══ WORKING DATA ══
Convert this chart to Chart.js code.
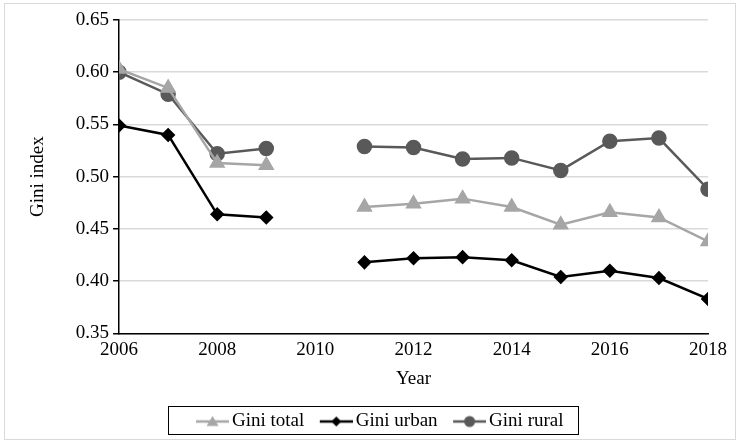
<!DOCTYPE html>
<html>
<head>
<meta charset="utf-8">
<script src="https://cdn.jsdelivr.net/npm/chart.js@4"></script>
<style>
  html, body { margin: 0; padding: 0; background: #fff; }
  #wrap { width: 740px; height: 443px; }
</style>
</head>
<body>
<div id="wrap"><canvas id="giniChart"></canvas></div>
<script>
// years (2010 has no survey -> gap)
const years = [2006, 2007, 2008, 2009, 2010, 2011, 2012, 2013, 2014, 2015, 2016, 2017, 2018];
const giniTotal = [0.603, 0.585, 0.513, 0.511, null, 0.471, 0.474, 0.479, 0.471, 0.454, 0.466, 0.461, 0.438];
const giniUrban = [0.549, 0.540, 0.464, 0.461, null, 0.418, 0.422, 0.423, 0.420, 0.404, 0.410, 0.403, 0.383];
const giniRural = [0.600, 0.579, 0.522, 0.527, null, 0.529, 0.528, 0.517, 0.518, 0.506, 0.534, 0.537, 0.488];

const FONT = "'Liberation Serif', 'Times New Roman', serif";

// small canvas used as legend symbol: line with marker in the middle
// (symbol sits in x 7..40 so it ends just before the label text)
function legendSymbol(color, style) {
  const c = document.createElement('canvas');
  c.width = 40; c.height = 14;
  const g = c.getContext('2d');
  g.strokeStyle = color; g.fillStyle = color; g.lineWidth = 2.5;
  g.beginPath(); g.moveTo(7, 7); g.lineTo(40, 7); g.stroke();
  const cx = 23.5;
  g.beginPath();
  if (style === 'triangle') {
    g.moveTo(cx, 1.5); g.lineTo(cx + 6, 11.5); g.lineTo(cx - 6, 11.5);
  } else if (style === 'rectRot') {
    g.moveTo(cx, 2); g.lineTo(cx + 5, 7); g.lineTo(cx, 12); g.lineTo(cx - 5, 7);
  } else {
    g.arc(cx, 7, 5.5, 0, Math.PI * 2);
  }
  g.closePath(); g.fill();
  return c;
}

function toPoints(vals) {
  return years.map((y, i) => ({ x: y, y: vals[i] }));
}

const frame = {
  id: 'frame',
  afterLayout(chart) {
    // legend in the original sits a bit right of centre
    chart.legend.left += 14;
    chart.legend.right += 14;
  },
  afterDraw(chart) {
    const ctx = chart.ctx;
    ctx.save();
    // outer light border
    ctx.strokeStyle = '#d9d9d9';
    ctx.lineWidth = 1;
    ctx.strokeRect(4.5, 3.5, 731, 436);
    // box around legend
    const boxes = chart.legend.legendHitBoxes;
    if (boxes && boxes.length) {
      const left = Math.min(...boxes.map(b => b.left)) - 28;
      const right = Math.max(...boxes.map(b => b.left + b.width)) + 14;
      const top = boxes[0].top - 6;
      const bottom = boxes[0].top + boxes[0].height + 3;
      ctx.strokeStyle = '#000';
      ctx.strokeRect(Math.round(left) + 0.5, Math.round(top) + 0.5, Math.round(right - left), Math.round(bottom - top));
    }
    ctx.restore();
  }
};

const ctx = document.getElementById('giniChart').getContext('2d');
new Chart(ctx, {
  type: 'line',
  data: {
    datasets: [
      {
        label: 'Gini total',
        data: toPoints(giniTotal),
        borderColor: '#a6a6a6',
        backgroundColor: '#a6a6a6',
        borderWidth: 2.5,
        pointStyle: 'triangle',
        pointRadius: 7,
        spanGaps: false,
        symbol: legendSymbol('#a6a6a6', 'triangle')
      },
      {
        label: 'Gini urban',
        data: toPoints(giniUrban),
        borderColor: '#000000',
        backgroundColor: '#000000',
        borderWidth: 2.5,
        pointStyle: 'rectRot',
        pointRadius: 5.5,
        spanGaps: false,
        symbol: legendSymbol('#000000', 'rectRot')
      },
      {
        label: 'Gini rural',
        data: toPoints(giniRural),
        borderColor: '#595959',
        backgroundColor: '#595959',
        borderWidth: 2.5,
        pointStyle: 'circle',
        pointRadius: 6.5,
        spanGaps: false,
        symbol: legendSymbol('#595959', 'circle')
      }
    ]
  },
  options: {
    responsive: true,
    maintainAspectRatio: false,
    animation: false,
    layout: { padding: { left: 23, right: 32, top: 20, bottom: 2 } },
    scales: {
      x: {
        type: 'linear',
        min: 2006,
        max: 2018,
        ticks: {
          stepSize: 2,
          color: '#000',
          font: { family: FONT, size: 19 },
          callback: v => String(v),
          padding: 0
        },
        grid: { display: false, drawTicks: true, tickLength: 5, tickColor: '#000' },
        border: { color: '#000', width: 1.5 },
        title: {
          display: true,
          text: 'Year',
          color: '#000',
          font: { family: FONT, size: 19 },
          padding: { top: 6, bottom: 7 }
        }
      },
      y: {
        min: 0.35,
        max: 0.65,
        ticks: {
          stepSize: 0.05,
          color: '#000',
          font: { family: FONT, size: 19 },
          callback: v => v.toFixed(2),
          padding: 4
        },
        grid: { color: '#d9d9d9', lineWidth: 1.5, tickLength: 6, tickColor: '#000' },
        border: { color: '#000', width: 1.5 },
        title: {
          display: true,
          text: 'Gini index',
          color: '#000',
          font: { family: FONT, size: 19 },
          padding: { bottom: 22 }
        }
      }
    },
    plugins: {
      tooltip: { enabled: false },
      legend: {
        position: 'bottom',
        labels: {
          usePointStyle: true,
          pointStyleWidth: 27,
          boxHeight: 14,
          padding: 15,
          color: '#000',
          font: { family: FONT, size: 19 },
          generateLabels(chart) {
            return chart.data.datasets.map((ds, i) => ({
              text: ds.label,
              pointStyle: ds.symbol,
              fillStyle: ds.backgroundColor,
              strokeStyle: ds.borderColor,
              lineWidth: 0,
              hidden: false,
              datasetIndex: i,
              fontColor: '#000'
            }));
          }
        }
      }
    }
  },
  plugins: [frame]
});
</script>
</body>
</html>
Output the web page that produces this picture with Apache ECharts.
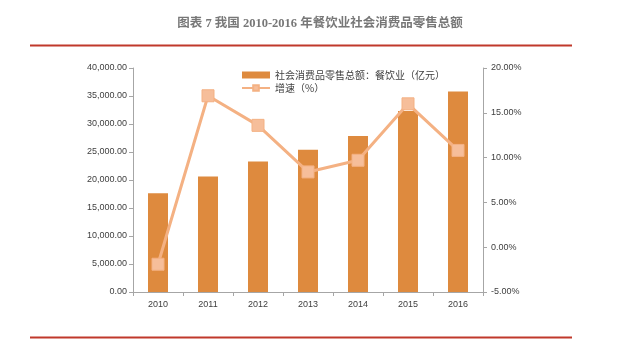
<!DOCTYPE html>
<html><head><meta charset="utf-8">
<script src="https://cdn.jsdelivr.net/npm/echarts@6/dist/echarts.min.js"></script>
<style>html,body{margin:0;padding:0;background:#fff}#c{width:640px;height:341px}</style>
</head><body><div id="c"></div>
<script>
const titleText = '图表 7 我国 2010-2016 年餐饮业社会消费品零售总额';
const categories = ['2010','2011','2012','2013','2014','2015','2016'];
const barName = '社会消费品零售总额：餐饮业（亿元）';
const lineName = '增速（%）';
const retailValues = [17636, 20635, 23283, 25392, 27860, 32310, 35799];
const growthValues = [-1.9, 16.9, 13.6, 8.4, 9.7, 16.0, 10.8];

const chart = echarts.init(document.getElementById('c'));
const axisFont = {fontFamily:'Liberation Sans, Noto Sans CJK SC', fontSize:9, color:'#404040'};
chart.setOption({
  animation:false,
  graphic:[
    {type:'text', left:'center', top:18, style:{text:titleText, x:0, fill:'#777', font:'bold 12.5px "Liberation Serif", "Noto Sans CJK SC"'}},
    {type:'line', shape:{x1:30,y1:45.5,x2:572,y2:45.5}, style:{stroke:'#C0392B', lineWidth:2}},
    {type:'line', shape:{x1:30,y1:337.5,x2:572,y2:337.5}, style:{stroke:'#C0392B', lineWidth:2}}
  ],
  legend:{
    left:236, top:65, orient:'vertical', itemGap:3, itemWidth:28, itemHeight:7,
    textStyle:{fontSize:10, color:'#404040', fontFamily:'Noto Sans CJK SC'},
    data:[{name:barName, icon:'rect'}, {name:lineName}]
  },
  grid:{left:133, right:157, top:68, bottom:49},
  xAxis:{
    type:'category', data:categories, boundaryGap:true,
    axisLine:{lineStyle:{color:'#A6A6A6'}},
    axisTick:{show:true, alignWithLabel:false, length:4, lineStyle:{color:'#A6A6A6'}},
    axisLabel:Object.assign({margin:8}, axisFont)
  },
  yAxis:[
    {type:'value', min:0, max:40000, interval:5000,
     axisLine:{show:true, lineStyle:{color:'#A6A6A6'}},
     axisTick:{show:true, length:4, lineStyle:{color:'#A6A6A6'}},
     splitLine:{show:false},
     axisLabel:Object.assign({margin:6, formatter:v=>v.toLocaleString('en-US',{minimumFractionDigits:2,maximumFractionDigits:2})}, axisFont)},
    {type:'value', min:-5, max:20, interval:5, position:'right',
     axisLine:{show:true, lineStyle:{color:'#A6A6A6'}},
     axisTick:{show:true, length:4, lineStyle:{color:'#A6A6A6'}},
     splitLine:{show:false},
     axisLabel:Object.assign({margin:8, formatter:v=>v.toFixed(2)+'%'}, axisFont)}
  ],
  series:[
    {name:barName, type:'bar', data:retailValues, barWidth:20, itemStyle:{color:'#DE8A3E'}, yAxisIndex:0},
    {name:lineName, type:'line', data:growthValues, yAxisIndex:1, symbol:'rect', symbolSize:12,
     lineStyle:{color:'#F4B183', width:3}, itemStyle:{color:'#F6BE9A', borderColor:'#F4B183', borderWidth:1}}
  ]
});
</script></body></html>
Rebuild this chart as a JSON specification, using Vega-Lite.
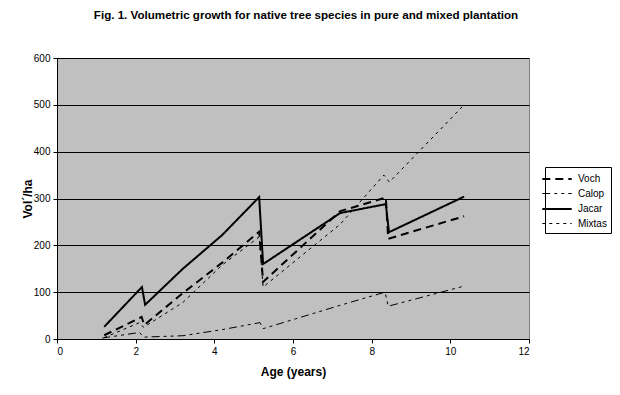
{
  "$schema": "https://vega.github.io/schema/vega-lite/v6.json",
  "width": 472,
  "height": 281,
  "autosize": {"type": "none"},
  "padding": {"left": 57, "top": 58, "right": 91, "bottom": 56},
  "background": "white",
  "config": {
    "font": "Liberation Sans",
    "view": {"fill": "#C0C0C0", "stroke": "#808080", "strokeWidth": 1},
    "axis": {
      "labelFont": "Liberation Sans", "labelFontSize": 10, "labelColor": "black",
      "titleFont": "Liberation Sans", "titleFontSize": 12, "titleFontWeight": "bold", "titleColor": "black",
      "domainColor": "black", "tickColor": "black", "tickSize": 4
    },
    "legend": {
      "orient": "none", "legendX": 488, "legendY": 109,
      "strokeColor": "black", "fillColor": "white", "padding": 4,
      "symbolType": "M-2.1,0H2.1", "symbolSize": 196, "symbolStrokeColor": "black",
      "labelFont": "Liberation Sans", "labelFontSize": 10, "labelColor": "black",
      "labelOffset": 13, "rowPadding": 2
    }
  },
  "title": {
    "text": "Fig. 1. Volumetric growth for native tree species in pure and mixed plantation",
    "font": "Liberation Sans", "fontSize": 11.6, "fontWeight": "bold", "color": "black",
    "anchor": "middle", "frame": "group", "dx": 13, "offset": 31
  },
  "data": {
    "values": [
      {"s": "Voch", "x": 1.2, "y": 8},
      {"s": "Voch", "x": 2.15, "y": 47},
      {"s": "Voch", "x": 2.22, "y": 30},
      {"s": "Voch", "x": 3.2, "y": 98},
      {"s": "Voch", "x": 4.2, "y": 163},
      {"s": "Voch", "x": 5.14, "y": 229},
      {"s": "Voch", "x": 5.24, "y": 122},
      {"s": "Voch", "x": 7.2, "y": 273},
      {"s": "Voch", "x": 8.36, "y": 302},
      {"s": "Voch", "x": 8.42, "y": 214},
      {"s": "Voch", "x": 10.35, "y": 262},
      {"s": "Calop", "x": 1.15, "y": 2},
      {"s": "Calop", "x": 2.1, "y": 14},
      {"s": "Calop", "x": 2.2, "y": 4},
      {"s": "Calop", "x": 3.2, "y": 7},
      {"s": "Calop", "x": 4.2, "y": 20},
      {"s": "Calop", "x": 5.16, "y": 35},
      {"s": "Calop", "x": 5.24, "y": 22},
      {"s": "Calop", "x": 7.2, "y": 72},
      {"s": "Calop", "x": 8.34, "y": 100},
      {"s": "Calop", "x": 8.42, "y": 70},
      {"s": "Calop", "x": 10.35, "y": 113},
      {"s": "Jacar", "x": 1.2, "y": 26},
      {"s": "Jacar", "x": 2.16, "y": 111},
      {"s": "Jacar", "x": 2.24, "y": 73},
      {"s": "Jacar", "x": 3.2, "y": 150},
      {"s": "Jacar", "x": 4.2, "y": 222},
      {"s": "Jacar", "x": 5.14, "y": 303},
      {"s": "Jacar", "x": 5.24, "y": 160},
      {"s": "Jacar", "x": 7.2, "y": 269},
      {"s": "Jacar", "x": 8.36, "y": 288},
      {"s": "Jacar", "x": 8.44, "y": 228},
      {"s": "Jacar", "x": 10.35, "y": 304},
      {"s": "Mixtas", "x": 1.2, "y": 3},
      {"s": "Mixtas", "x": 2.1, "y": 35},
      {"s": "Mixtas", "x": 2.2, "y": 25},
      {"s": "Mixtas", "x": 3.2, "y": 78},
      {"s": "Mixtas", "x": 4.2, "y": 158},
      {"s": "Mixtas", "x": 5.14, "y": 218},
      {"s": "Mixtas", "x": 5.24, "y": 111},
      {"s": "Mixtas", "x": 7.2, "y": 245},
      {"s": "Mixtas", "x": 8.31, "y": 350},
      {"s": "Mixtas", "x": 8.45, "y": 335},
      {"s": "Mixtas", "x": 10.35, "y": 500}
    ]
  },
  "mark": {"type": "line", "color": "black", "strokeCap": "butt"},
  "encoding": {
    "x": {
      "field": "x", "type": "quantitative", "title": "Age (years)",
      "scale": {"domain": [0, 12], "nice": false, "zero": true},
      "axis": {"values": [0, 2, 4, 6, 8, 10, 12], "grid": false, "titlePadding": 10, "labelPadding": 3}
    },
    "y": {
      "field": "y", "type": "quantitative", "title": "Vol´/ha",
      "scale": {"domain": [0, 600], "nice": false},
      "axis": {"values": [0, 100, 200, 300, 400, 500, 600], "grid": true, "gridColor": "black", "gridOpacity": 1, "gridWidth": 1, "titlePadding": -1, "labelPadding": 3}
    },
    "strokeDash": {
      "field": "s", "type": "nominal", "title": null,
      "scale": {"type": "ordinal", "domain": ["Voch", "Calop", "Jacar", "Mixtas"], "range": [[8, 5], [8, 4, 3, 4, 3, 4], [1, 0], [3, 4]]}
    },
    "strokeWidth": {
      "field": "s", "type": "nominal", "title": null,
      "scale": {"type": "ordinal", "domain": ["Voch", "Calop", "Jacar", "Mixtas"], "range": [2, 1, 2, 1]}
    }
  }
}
═══
■ **PROBLEM TO SOLVE**
Write out each line of the listing above, exactly, from its first line to the line holding "Serif', 'Times New", inclusive. Skip the pictures.

■ **SOLUTION TO THIS TASK**
Convert this chart to Chart.js code.
<!DOCTYPE html>
<html>
<head>
<meta charset="utf-8">
<script src="https://cdn.jsdelivr.net/npm/chart.js@4"></script>
<style>
  html, body { margin: 0; padding: 0; background: #fff; }
  #wrap { width: 740px; height: 443px; }
</style>
</head>
<body>
<div id="wrap"><canvas id="giniChart"></canvas></div>
<script>
// years (2010 has no survey -> gap)
const years = [2006, 2007, 2008, 2009, 2010, 2011, 2012, 2013, 2014, 2015, 2016, 2017, 2018];
const giniTotal = [0.603, 0.585, 0.513, 0.511, null, 0.471, 0.474, 0.479, 0.471, 0.454, 0.466, 0.461, 0.438];
const giniUrban = [0.549, 0.540, 0.464, 0.461, null, 0.418, 0.422, 0.423, 0.420, 0.404, 0.410, 0.403, 0.383];
const giniRural = [0.600, 0.579, 0.522, 0.527, null, 0.529, 0.528, 0.517, 0.518, 0.506, 0.534, 0.537, 0.488];

const FONT = "'Liberation Serif', 'Times New Roman', serif";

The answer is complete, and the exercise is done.